“Grandma, were there any camp traditions that you loved that have been discontinued?”
Sarah was interviewing my mom again last night. This time she was recording it for a retrospective that the camp is doing. They’re trying to get oldtimers to share memories.
“Well, that’s an interesting question. And you’re probably going to be surprised by my answer. One thing I really liked at camp that I know they don’t do anymore is hold chapel services on Sundays. You know, I was raised in a pretty secular household. We didn’t really go to any kind of services, but at camp, I really liked “Chapel.”
“We would sit outside at the boys’ camp and we always sang really pretty hymns. I don’t really remember the words, but I always thought they sounded beautiful…of course not because of yours truly. I never could carry a tune.”
“That sounds nice, Grandma. Was there anything else you remember about it?”
“Well, I remember that it was a beautiful spot. We sat in a small clearing in the shade of giant pine trees. It was really very peaceful. I do remember one sermon. Actually, it’s funny, I saw my friend Carol a few years back…well, a few years, it was probably 15 years ago, and we both remembered that same sermon.”
“Do you remember what they said?”
“Well, it was fifty, no sixty, no seventy-five years ago, so I don’t really remember all the words, but I do remember the idea. It was a young counselor from the boys’ camp who gave the sermon. He told the story of one of the boys at camp when he was a camper, and the boy had a uhh, what do you call it… a cloth thing…a sampler, that’s it. He had a sampler that he hung over his bunk. The boy was very well-liked. He always treated everyone well. He was very kind and courteous. Anyway, he had this sampler, and it said, “I am third.” That’s all it said. The other boys in the cabin had no idea what it meant, but this counselor who was telling the story says that at the end of their summer together, when they were packing up, he asked the boy what that sampler meant when it said, “I am third.” Now this very kind and considerate boy said that it was something he always wanted to remember. He said it meant this, ‘God is first, the other guy is second, and I am third.’

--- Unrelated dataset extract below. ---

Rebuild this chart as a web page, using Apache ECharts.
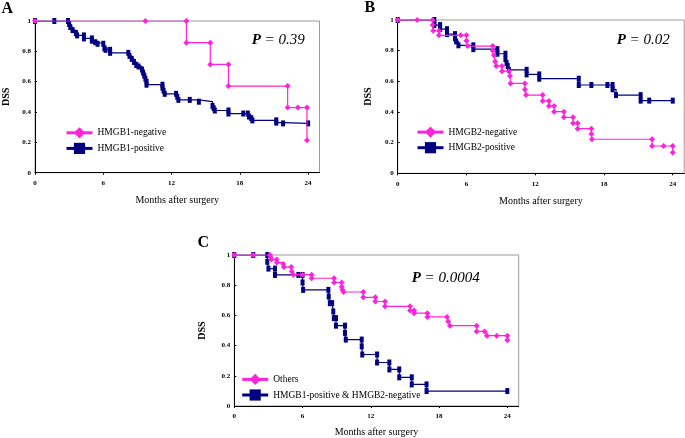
<!DOCTYPE html>
<html>
<head>
<meta charset="utf-8">
<script src="https://cdn.jsdelivr.net/npm/echarts@6/dist/echarts.min.js"></script>
<style>html,body{margin:0;padding:0;background:#fff}#c{width:685px;height:438px}</style>
</head>
<body>
<div id="c"></div>
<script>
// ---- data (months, survival) ----
var xTicks = [0, 6, 12, 18, 24];
var seriesNames = ['HMGB1-negative', 'HMGB1-positive', 'HMGB2-negative', 'HMGB2-positive', 'Others', 'HMGB1-positive & HMGB2-negative'];
var pValues = ['0.39', '0.02', '0.0004'];
var panelLetters = ['A', 'B', 'C'];

var aNeg = [[0,1],[9.7,1],[13.3,1],[13.3,0.857],[15.4,0.857],[15.4,0.714],[17.0,0.714],[17.0,0.571],[22.2,0.571],[22.2,0.429],[23.1,0.429],[23.9,0.429],[23.9,0.214]];
var aPos = [[0,1],[1.7,1],[2.9,1],[3.0,0.98],[3.1,0.96],[3.3,0.94],[3.6,0.92],[3.7,0.905],[4.3,0.905],[4.3,0.885],[5.0,0.885],[5.0,0.87],[5.3,0.86],[5.5,0.85],[6.0,0.85],[6.1,0.82],[6.2,0.81],[6.6,0.81],[6.6,0.79],[8.2,0.79],[8.3,0.77],[8.5,0.75],[8.7,0.73],[8.9,0.71],[9.1,0.70],[9.4,0.68],[9.5,0.66],[9.6,0.64],[9.7,0.62],[9.8,0.60],[9.8,0.58],[11.2,0.58],[11.2,0.56],[11.3,0.54],[11.4,0.52],[12.4,0.52],[12.5,0.50],[12.6,0.48],[13.6,0.48],[14.4,0.468],[15.6,0.44],[15.7,0.425],[15.8,0.41],[17.0,0.41],[17.0,0.39],[18.3,0.39],[18.7,0.39],[18.8,0.37],[19.0,0.36],[19.1,0.345],[21.2,0.345],[21.2,0.33],[21.8,0.325],[24,0.325]];
var bNeg = [[0,1],[1.7,1],[3.05,1],[3.05,0.967],[3.1,0.93],[3.6,0.93],[3.6,0.90],[5.5,0.90],[6.0,0.90],[6.0,0.865],[6.1,0.83],[8.3,0.83],[8.3,0.80],[8.4,0.77],[8.5,0.73],[8.6,0.70],[9.1,0.70],[9.1,0.666],[9.7,0.666],[9.8,0.635],[9.85,0.586],[11.1,0.586],[11.1,0.547],[11.2,0.51],[12.65,0.51],[12.65,0.472],[13.2,0.472],[13.2,0.439],[13.65,0.439],[13.65,0.402],[14.5,0.402],[14.5,0.365],[15.3,0.365],[15.3,0.326],[15.7,0.326],[15.7,0.291],[16.9,0.291],[16.9,0.256],[16.95,0.222],[22.2,0.222],[22.2,0.178],[23.2,0.178],[24,0.178],[24,0.135]];
var bPos = [[0,1],[3.2,1],[3.2,0.967],[3.7,0.967],[3.7,0.94],[4.3,0.94],[4.3,0.908],[5.0,0.908],[5.0,0.88],[5.1,0.86],[5.3,0.835],[6.6,0.835],[6.6,0.81],[8.7,0.81],[8.7,0.78],[9.4,0.78],[9.4,0.745],[9.5,0.72],[9.6,0.70],[9.7,0.675],[11.25,0.675],[11.25,0.645],[12.35,0.645],[12.35,0.617],[15.8,0.617],[15.8,0.576],[16.9,0.576],[18.3,0.576],[18.75,0.576],[18.75,0.548],[19.05,0.51],[21.2,0.51],[21.2,0.474],[21.95,0.474],[24,0.474]];
var cOthers = [[0,1],[1.67,1],[3.14,1],[3.2,0.985],[3.25,0.97],[3.72,0.97],[3.75,0.95],[4.3,0.94],[4.35,0.92],[5.0,0.92],[5.05,0.89],[5.2,0.87],[6.0,0.87],[6.8,0.87],[6.8,0.846],[8.77,0.846],[8.77,0.818],[9.44,0.818],[9.44,0.79],[9.5,0.77],[9.6,0.755],[11.34,0.755],[11.34,0.72],[12.4,0.72],[12.4,0.692],[13.25,0.692],[13.25,0.66],[15.45,0.66],[15.45,0.633],[15.8,0.633],[15.8,0.615],[16.97,0.615],[16.97,0.59],[18.7,0.59],[18.8,0.56],[18.96,0.532],[21.3,0.532],[21.3,0.494],[22.0,0.494],[22.2,0.466],[23.07,0.466],[24,0.466],[24,0.435]];
var cDouble = [[0,1],[1.67,1],[2.9,1],[2.9,0.955],[3.0,0.91],[3.58,0.91],[3.58,0.868],[5.63,0.868],[6.0,0.868],[6.0,0.818],[6.05,0.769],[8.27,0.769],[8.3,0.725],[8.4,0.681],[8.6,0.681],[8.7,0.626],[8.75,0.582],[8.94,0.582],[8.94,0.532],[9.73,0.532],[9.73,0.484],[9.8,0.44],[11.2,0.44],[11.2,0.395],[11.25,0.341],[12.55,0.341],[12.55,0.288],[13.63,0.288],[13.63,0.242],[14.5,0.242],[14.5,0.19],[15.6,0.19],[15.6,0.143],[16.9,0.143],[16.9,0.099],[24,0.099]];

// ---- styling / layout ----
var SERIF = "'Liberation Serif','Times New Roman',serif";
var PINK = '#ff22dd', NAVY = '#000080';
var grids = [
  {left: 34.7, top: 21, width: 284.8, height: 151.7},
  {left: 397.7, top: 20, width: 286.5, height: 153.3},
  {left: 234.3, top: 255, width: 284.4, height: 151.7}
];
var nameGapsX = [23, 23, 21], nameGapsY = [24, 24, 27];
var legendPos = [{left: 65, top: 127.2}, {left: 416, top: 126.5}, {left: 240.7, top: 373.8}];
var pPos = [[251.7, 40], [616.7, 40], [411.7, 278.3]];
var letterPos = [[1.5, 9], [364.5, 8], [197.5, 243]];

var chart = echarts.init(document.getElementById('c'), null, {renderer: 'canvas'});
var xAxes = [], yAxes = [], legends = [], graphics = [];
for (var i = 0; i < 3; i++) {
  grids[i].show = true; grids[i].borderColor = '#9a9a9a'; grids[i].borderWidth = 1;
  xAxes.push({
    type: 'value', gridIndex: i, min: 0, max: 25, interval: 6,
    axisLine: {show: true, onZero: false, lineStyle: {color: '#000', width: 1}},
    axisTick: {show: true, length: 2, lineStyle: {color: '#000'}},
    axisLabel: {fontSize: 7, fontWeight: 'bold', fontFamily: SERIF, color: '#000', margin: 7, showMaxLabel: false},
    splitLine: {show: false},
    name: 'Months after surgery', nameLocation: 'middle', nameGap: nameGapsX[i],
    nameTextStyle: {fontSize: 10, fontFamily: SERIF, color: '#000'}
  });
  yAxes.push({
    type: 'value', gridIndex: i, min: 0, max: 1, interval: 0.2,
    axisLine: {show: true, lineStyle: {color: '#000', width: 1}},
    axisTick: {show: true, inside: true, length: 2, lineStyle: {color: '#000'}},
    axisLabel: {fontSize: 7, fontWeight: 'bold', fontFamily: SERIF, color: '#000', margin: 4},
    splitLine: {show: false},
    name: 'DSS', nameLocation: 'middle', nameGap: nameGapsY[i],
    nameTextStyle: {fontSize: 10, fontWeight: 'bold', fontFamily: SERIF, color: '#000'}
  });
  legends.push({
    data: [seriesNames[2 * i], seriesNames[2 * i + 1]],
    orient: 'vertical', left: legendPos[i].left, top: legendPos[i].top,
    padding: 0,
    itemWidth: 26, itemHeight: 14, itemGap: 4.4,
    lineStyle: {width: 3},
    textStyle: {fontSize: 9.5, fontFamily: SERIF, color: '#000'},
    selectedMode: false
  });
  graphics.push({
    type: 'text', x: pPos[i][0], y: pPos[i][1],
    style: {
      text: '{p|P}{t| = ' + pValues[i] + '}',
      textVerticalAlign: 'middle', verticalAlign: 'middle',
      rich: {
        p: {fontFamily: SERIF, fontSize: 15, fontStyle: 'italic', fontWeight: 'bold', fill: '#000'},
        t: {fontFamily: SERIF, fontSize: 15, fontStyle: 'italic', fill: '#000'}
      }
    }
  });
  graphics.push({
    type: 'text', x: letterPos[i][0], y: letterPos[i][1],
    style: {text: panelLetters[i], font: 'bold 16px ' + SERIF, fill: '#000', verticalAlign: 'middle', textVerticalAlign: 'middle'}
  });
}

var dataSets = [aNeg, aPos, bNeg, bPos, cOthers, cDouble];
var series = dataSets.map(function (d, k) {
  var isPink = (k % 2 === 0);
  var g = Math.floor(k / 2);
  return {
    type: 'line', name: seriesNames[k], xAxisIndex: g, yAxisIndex: g,
    data: d, step: 'end', animation: false,
    symbol: isPink ? 'diamond' : 'rect',
    symbolSize: isPink ? 6 : [4, 6],
    showAllSymbol: true,
    lineStyle: {color: isPink ? PINK : NAVY, width: 1.2},
    itemStyle: {color: isPink ? PINK : NAVY},
    z: isPink ? 3 : 2
  };
});

chart.setOption({
  animation: false,
  backgroundColor: '#fff',
  grid: grids,
  xAxis: xAxes,
  yAxis: yAxes,
  legend: legends,
  series: series,
  graphic: graphics
});
</script>
</body>
</html>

“I was only 15 years old, and, as I said, I was not really religious, but I’ve always remembered that chapel service.”
I’ve been watching other slicers experiment with golden shovel poems, where they take a line of text from a story or poem and use those words as the first words or last words of each of the new poem’s lines. I decided to give it a try. It was going to be a separate exercise, but when I noticed that the line I’d pulled had the word “third” in it, it seemed to connect well with story the above. Thanks to fellow slicer, Fran for encouraging me to try this form.
I Am Third
A golden shovel poem inspired by a line from Aru Shah and the End of Time by Roshani Chokshi
The boy’s motto, “I am
Key to his kindness.
She stowed away what the counselor
Said as he shared
A sermon in nature’s chapel, a
Sip of sublime in a grove
Of pines. Wise words outlasting
Old traditions, echo forward from a bygone
Note: The service my mom recalled took place in 1945, when my mom was 15 years old. She’s nearing 91, now. I am quite certain that in the 1970s when football star, Gale Sayers made “I am Third” more famous as the title of his autobiography, my mom was not aware.